If there is one thing businesses can count on, it is continuing and seemingly never-ending changes to U.S. business tax laws. The countless modifications in recent years apparently have not been enough, and new regulations are on the horizon.
An election year adds to the uncertainty for businesses. This year will be no different, particularly if the presidential election is in limbo following November 3rd. Never has it been more critical to employ ongoing strategies to plan for potentially higher taxes while minimizing the burdens.
Ever-Changing Tax Codes and Their Impact
Several tax changes were driven by the current global health crisis. In an effort to stabilize business operations and facilitate investments and staff retention, the government issued delays in payroll taxes and extended tax deadlines.
However, more looming changes range from a decrease next year in how much businesses can deduct interest (currently at 50 percent of adjusted business income) to campaign promises of increasing the corporate tax rate beyond the current 21 percent.

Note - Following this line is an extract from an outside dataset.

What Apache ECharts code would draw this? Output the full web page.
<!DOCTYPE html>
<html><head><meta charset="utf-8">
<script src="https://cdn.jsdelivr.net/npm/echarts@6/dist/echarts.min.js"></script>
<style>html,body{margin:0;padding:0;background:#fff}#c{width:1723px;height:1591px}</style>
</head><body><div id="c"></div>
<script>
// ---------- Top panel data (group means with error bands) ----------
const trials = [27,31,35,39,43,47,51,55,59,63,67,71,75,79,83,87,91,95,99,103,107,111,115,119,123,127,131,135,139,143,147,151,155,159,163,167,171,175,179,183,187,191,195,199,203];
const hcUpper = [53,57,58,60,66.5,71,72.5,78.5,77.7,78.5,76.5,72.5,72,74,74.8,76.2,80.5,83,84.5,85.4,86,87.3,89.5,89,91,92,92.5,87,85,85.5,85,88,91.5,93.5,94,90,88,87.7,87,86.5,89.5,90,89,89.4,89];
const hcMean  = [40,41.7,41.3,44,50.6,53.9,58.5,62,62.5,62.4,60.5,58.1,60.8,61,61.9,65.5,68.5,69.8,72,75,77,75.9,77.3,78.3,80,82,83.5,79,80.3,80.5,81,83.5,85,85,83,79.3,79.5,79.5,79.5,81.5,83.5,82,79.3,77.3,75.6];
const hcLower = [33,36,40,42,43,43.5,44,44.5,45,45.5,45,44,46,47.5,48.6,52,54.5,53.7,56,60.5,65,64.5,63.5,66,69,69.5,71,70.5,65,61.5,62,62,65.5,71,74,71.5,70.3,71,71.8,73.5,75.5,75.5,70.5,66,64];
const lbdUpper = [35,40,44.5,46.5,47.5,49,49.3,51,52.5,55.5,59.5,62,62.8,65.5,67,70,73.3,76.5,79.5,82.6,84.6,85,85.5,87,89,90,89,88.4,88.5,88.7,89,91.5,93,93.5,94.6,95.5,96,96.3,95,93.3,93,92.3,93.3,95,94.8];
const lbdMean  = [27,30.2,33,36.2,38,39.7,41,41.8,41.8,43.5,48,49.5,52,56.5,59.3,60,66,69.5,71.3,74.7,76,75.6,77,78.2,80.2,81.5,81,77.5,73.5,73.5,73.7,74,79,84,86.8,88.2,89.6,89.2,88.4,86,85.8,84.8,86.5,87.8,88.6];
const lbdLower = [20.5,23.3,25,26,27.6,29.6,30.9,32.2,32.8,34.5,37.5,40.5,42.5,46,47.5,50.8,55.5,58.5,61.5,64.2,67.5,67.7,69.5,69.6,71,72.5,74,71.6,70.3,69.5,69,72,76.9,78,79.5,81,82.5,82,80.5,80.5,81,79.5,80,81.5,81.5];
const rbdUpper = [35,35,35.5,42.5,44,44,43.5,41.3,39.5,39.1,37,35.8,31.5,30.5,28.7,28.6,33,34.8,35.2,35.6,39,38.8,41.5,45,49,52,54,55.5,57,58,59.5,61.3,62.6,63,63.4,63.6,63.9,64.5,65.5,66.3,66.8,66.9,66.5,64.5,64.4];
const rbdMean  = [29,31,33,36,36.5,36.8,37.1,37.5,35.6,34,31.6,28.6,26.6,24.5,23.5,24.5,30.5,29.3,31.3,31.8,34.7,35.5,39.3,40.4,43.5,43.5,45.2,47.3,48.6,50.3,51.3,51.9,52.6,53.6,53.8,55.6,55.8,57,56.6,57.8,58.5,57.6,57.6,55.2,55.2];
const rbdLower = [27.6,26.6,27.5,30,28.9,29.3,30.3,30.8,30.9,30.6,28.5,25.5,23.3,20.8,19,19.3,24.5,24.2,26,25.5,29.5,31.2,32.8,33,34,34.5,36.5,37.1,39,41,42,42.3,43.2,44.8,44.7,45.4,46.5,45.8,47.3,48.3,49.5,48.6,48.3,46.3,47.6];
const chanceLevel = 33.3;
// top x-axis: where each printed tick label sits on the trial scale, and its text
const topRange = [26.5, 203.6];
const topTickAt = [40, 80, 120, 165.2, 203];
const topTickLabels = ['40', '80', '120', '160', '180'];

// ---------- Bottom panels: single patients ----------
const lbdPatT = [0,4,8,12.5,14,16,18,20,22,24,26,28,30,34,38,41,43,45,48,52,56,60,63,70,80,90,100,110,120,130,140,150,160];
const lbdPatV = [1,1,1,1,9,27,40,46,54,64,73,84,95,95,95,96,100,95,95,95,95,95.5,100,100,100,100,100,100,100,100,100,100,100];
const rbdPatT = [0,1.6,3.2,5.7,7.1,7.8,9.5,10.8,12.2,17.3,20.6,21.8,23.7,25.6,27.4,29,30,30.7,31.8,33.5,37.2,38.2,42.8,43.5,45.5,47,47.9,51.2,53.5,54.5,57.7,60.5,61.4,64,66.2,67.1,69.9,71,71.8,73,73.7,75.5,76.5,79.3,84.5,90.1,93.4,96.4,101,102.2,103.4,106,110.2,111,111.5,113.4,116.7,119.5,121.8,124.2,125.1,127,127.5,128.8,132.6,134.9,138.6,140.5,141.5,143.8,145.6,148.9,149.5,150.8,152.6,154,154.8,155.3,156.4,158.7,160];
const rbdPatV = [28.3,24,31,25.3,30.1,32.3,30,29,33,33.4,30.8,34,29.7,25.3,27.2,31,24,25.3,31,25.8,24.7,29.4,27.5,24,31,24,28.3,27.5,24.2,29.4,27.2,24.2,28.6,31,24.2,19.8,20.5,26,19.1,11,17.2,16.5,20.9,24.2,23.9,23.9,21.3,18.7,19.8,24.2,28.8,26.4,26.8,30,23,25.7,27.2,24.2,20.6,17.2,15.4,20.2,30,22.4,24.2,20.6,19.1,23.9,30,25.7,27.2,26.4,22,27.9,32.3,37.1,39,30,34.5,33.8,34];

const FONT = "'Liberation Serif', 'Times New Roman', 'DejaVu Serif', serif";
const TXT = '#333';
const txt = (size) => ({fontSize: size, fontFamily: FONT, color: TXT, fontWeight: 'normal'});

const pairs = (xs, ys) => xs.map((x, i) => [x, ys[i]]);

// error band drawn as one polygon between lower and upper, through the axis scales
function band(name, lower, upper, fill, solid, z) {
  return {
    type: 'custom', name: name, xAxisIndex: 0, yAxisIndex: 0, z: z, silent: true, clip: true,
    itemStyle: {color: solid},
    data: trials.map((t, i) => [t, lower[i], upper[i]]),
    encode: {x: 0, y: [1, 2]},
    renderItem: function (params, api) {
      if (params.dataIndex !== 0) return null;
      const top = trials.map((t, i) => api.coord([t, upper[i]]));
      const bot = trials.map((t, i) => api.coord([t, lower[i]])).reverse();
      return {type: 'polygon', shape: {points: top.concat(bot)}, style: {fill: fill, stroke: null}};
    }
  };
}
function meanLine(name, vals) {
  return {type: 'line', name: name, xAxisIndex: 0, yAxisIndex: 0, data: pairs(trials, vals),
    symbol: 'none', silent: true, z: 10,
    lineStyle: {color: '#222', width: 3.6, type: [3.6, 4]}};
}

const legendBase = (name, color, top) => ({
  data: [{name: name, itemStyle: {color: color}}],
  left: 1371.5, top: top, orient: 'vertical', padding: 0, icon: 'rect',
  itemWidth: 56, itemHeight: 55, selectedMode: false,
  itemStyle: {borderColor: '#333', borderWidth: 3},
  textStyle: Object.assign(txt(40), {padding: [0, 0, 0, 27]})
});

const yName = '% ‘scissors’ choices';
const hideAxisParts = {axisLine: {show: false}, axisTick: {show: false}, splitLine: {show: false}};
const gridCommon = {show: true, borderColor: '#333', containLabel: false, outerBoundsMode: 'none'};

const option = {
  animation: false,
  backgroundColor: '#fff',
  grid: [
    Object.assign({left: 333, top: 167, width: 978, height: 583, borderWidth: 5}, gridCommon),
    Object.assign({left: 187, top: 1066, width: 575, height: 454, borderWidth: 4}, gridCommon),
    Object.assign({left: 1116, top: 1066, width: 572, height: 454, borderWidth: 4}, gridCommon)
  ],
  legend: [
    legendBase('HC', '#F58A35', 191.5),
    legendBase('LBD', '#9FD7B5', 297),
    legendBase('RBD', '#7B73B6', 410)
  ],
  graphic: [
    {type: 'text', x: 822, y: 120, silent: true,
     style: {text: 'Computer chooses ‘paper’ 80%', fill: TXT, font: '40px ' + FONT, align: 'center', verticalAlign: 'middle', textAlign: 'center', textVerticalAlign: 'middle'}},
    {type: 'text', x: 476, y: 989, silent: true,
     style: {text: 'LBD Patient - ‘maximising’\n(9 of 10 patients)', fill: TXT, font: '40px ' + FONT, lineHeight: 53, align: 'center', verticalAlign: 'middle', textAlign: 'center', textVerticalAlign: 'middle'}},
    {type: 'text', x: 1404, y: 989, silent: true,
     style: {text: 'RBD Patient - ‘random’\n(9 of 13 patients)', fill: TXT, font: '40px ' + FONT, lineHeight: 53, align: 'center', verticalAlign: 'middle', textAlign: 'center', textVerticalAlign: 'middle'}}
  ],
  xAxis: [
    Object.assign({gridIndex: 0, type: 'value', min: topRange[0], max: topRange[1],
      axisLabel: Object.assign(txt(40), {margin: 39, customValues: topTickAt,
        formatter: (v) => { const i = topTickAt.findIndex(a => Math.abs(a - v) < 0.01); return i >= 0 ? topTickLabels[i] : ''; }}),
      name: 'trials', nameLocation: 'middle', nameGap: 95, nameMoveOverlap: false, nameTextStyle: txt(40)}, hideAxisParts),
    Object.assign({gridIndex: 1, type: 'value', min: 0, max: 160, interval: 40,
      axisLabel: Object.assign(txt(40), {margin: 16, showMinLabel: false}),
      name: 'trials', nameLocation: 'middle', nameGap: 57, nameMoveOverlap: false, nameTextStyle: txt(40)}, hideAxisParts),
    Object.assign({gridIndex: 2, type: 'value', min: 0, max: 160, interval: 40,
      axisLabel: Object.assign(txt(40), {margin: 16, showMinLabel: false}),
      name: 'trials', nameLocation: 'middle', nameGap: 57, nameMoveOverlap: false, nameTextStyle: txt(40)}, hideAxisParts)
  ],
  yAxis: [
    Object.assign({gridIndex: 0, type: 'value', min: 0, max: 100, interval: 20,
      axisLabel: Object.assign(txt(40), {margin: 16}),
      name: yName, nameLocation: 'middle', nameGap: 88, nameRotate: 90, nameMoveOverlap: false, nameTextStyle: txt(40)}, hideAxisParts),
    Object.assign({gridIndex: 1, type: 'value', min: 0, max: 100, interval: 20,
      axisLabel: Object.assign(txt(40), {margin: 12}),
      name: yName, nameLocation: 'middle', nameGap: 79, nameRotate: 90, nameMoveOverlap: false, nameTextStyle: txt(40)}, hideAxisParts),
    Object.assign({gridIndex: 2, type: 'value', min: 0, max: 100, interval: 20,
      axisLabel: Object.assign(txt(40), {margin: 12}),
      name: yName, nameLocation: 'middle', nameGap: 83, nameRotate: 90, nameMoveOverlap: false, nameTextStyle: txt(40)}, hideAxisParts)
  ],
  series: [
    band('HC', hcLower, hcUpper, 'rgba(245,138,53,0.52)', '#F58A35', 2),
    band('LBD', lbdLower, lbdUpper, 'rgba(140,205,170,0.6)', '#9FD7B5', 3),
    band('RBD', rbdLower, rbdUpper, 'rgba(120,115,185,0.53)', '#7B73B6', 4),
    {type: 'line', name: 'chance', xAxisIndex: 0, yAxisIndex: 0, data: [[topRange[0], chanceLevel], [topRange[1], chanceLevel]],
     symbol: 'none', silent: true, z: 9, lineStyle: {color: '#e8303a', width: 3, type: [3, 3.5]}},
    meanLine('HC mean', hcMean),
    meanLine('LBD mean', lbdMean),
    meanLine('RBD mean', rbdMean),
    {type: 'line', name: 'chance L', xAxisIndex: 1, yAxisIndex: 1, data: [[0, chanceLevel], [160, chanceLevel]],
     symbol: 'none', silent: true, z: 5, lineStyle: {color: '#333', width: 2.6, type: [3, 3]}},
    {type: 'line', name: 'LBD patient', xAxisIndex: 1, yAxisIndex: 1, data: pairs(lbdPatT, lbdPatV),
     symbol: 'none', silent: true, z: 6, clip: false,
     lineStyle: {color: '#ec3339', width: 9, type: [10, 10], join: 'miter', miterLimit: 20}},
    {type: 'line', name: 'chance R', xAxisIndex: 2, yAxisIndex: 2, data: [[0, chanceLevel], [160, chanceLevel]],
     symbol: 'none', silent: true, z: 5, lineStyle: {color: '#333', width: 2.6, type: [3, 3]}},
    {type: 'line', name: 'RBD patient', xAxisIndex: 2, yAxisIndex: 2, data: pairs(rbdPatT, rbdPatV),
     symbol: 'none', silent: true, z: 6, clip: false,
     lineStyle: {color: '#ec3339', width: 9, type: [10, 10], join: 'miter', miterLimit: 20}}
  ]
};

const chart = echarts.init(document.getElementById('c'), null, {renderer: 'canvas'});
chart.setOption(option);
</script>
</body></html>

Despite the current, pandemic-driven unpredictability, sound and comprehensive planning and strategies with help from a legal tax planning team can make a difference in maximizing tax reductions and minimize burdens. Waiting for stabilization or pushing ahead with a “business as usual” approach can lead to unnecessary over taxation.
Avoiding a plan can be disastrous for the future of a business enterprise. Embracing the change and allotting the time to devise and employ strategies can make a difference.